# Peacock in Pond pics



## Peacock (Feb 23, 2004)

The pelet is thrown in.









The Peacock Goes for it!!!!!!









Allmost there!!!!!!!!!!!!









Direct hit!!!!









WHAM!!!!!


----------



## piranha45 (Apr 8, 2003)

damn, i gotta start viewing this forum more or ill miss out on all this good sh*t hah

what specie of pbass is it? how big is it right now? how big _will_ it get? Is it aggressive to any other lesser cichlids like the oscar or texas?

BTW unless that bass is under 10", that looks like a huge fuckin pellet. What type of pellets are they? where you get ur food from and what types of food do you feed all the fish in there?


----------



## Peacock (Feb 23, 2004)

This is a Cichla Monoculus, the most common species found in the hobby. they can reach 20 inches.. This one in the pond is around 12 inches.. shes the smallest of the three i had, the other 2 died one jumped out of a tank and the other got a Very bad bacterial infection.. luckly i was able to save this female.. shes my fav..

that pellet is a hikari cichlid gold large size..

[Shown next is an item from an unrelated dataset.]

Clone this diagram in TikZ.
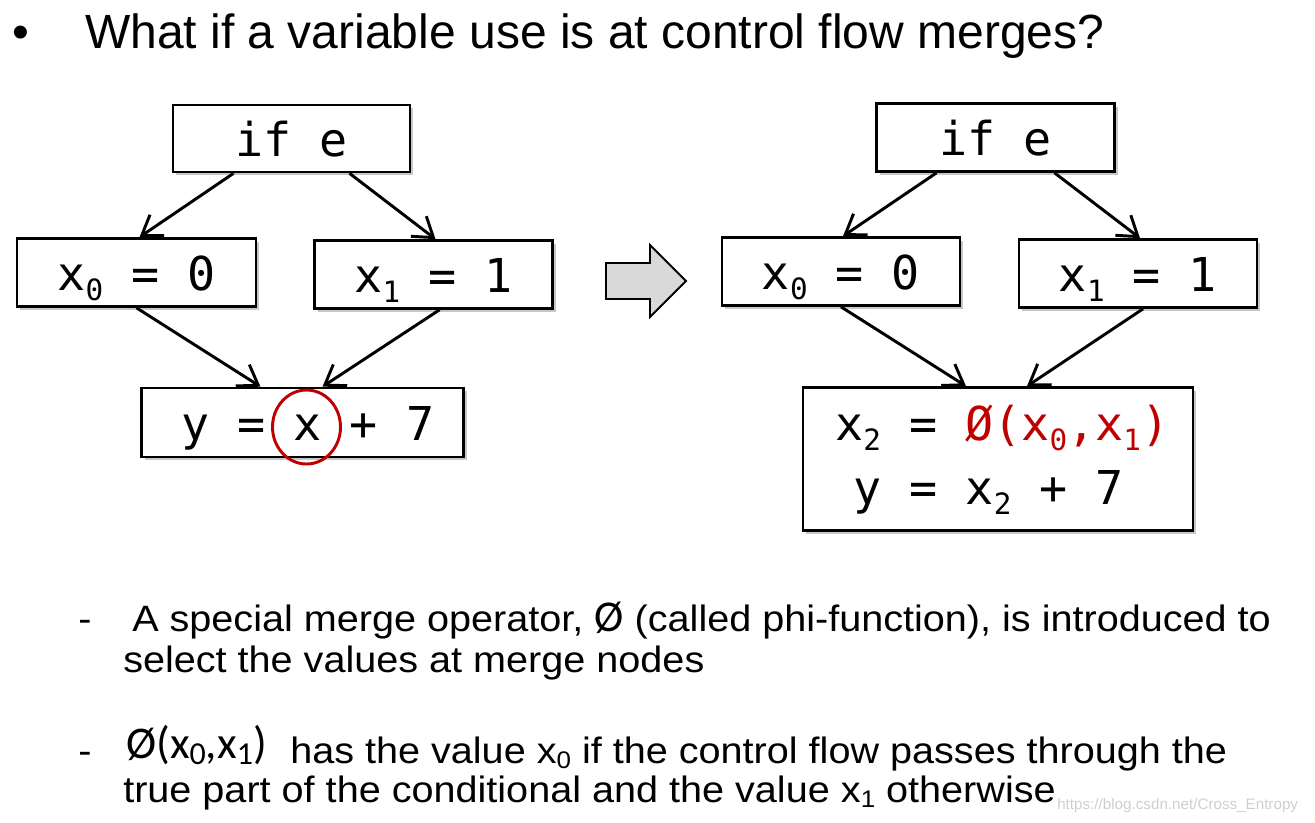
\documentclass[tikz,border=0pt]{standalone}
\usepackage{fontspec}
\setmainfont{Liberation Sans}
\newfontfamily\notefont[FakeStretch=1.08]{Liberation Sans}
\newfontfamily\codefont{DejaVu Sans Mono}
\newfontfamily\calfont{Carlito}
\usetikzlibrary{arrows.meta,shadows,calc}
\definecolor{phired}{HTML}{C00000}
\definecolor{arrowgray}{HTML}{D9D9D9}
\definecolor{markgray}{HTML}{CFCFCF}
% lowered index in the current family, optional size in pt
\newcommand\lowidx[2][22]{\raisebox{-0.22em}{\fontsize{#1}{#1}\selectfont #2}}
% smaller drop for indices inside running text
\newcommand\noteidx[2][18]{\raisebox{-0.14em}{\fontsize{#1}{#1}\selectfont #2}}

\begin{document}
\begin{tikzpicture}[x=0.75pt,y=-0.75pt,
  wh/.style 2 args={minimum width=#1*0.75pt, minimum height=#2*0.75pt},
  blk/.style={draw=black, line width=2pt, fill=white, inner sep=0pt,
    drop shadow={shadow xshift=2.5pt, shadow yshift=-2.5pt, opacity=0.22, fill=black},
    text height=27pt, text depth=0pt,
    font=\codefont\fontsize{35}{40}\selectfont},
  codetxt/.style={anchor=base west, inner sep=0pt, font=\codefont\fontsize{35}{40}\selectfont},
  flow/.style={line width=2.2pt, -{Straight Barb[length=14pt,width=19pt,line width=2.2pt]}},
  txt/.style={anchor=base west, inner sep=0pt, font=\notefont\fontsize{27.5}{28}\selectfont},
]
\useasboundingbox (0,0) rectangle (1315,822);

% heading
\node[anchor=base west, inner sep=0pt, font=\fontsize{36}{36}\selectfont] (dot) at (12,48) {•};
\node[anchor=base west, inner sep=0pt, font=\fontsize{36}{36}\selectfont] (ttl) at (85,48)
  {What if a variable use is at control flow merges?};

% ---- left graph ----
\node[blk, wh={237}{67}] (ifL) at (291.5,138.5) {if e};
\node[blk, wh={239}{68}] (x0L) at (136.5,272.5) {x\lowidx{0} = 0};
\node[blk, wh={238}{68}] (x1L) at (433.5,274.5) {x\lowidx{1} = 1};
\node[blk, wh={322}{69}] (yL)  at (302.5,422.5) {\hspace*{8pt}y = x + 7};
\draw[phired, line width=2.2pt] ($(yL.center)+(4,4.5)$) ellipse [x radius=34, y radius=37];

\draw[flow] ($(ifL.south)+(-58,0)$) -- ($(x0L.north)+(3,0)$);
\draw[flow] ($(ifL.south)+(58,0)$)  -- ($(x1L.north)+(2,0)$);
\draw[flow] (x0L.south) -- ($(yL.north)+(-42,0)$);
\draw[flow] ($(x1L.south)+(6,0)$) -- ($(yL.north)+(20,0)$);

% ---- transformation arrow ----
\draw[line width=1.4pt, fill=arrowgray]
  (606,263) -- (650,263) -- (650,245) -- (686,281) -- (650,317) -- (650,299) -- (606,299) -- cycle;

% ---- right graph ----
\node[blk, wh={238}{68}] (ifR) at (995.5,137.5) {if e};
\node[blk, wh={238}{68}] (x0R) at (841,271.5) {x\lowidx{0} = 0};
\node[blk, wh={238}{68}] (x1R) at (1138,273.5) {x\lowidx{1} = 1};
\node[blk, wh={390}{143}] (phiR) at (998,459) {};
\node[codetxt] (phi1) at ($(phiR.center)+(-163,-19)$)
  {x\lowidx{2} = \textcolor{phired}{Ø(x\lowidx{0},x\lowidx{1})}};
\node[codetxt] (phi2) at ($(phiR.center)+(-145,45)$) {y = x\lowidx{2} + 7};

\draw[flow] ($(ifR.south)+(-59,0)$) -- ($(x0R.north)+(2,0)$);
\draw[flow] ($(ifR.south)+(59,0)$)  -- ($(x1R.north)+(2,0)$);
\draw[flow] (x0R.south) -- ($(phiR.north)+(-32,0)$);
\draw[flow] ($(x1R.south)+(5,0)$) -- ($(phiR.north)+(29,0)$);

% ---- notes ----
\node[txt] (d1) at (78,631) {-};
\node[txt] (n1) at (132,631)
  {A special merge operator, {\calfont\fontsize{33}{33}\selectfont Ø} (called phi-function), is introduced to};
\node[txt] (n2) at (123,672) {select the values at merge nodes};
\node[txt] (d2) at (78,763) {-};
\node[txt, font=\calfont\fontsize{34}{34}\selectfont] (phiexp) at (126,758)
  {Ø(x\noteidx[24]{0},x\noteidx[24]{1})};
\node[txt] (n3) at (290,763) {has the value x\noteidx{0} if the control flow passes through the};
\node[txt] (n4) at (123,802) {true part of the conditional and the value x\noteidx{1} otherwise};
\node[anchor=base west, inner sep=0pt, text=markgray, font=\fontsize{11.4}{12}\selectfont] (wm) at (1057,809)
  {https://blog.csdn.net/Cross\_Entropy};
\end{tikzpicture}
\end{document}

None of my Cichla have ever been aggressive.. this fish is VERY fast.. the reflex's are better then Cats.. they are the ultimate pred..


----------



## piranha45 (Apr 8, 2003)

it could run circles around your jag eh?


----------



## MR HARLEY (Aug 12, 2003)

that is awesome...........


----------



## Poseidon X (Jan 31, 2003)

you have never seen the video of B.Scott Pbass eating cariba?


----------



## Peacock (Feb 23, 2004)

yes i have.. I love Brians Cichla. they are awsome...

i hope to buy some Rare Cichla from him in the future.


----------



## piranha45 (Apr 8, 2003)

Poseidon X said:


> you have never seen the video of B.Scott Pbass eating cariba?


 no. where can i get it?


----------



## TimmyTeam (Jun 20, 2003)

awesome fish and pond...but what are those big things that look like pellets floating around ?

and how the hell did u build that pond im really intrested!


----------



## badforthesport (Jan 8, 2004)




----------



## Novato (Jan 25, 2004)

Peacock said:


> This is a Cichla Monoculus, the most common species found in the hobby. they can reach 20 inches.. This one in the pond is around 12 inches.. shes the smallest of the three i had, the other 2 died one jumped out of a tank and the other got a Very bad bacterial infection.. luckly i was able to save this female.. shes my fav..
> 
> that pellet is a hikari cichlid gold large size..
> 
> None of my Cichla have ever been aggressive.. this fish is VERY fast.. the reflex's are better then Cats.. they are the ultimate pred..


 I want some.
















you show off.


----------



## Novato (Jan 25, 2004)

Poseidon X said:


> you have never seen the video of B.Scott Pbass eating cariba?










What? what were the size difference?


----------



## IDONTKARE47 (Jan 5, 2004)

i wanna see that, i don't think the pbass can eat a caribe unless the caribe is really small comparing to the bass


----------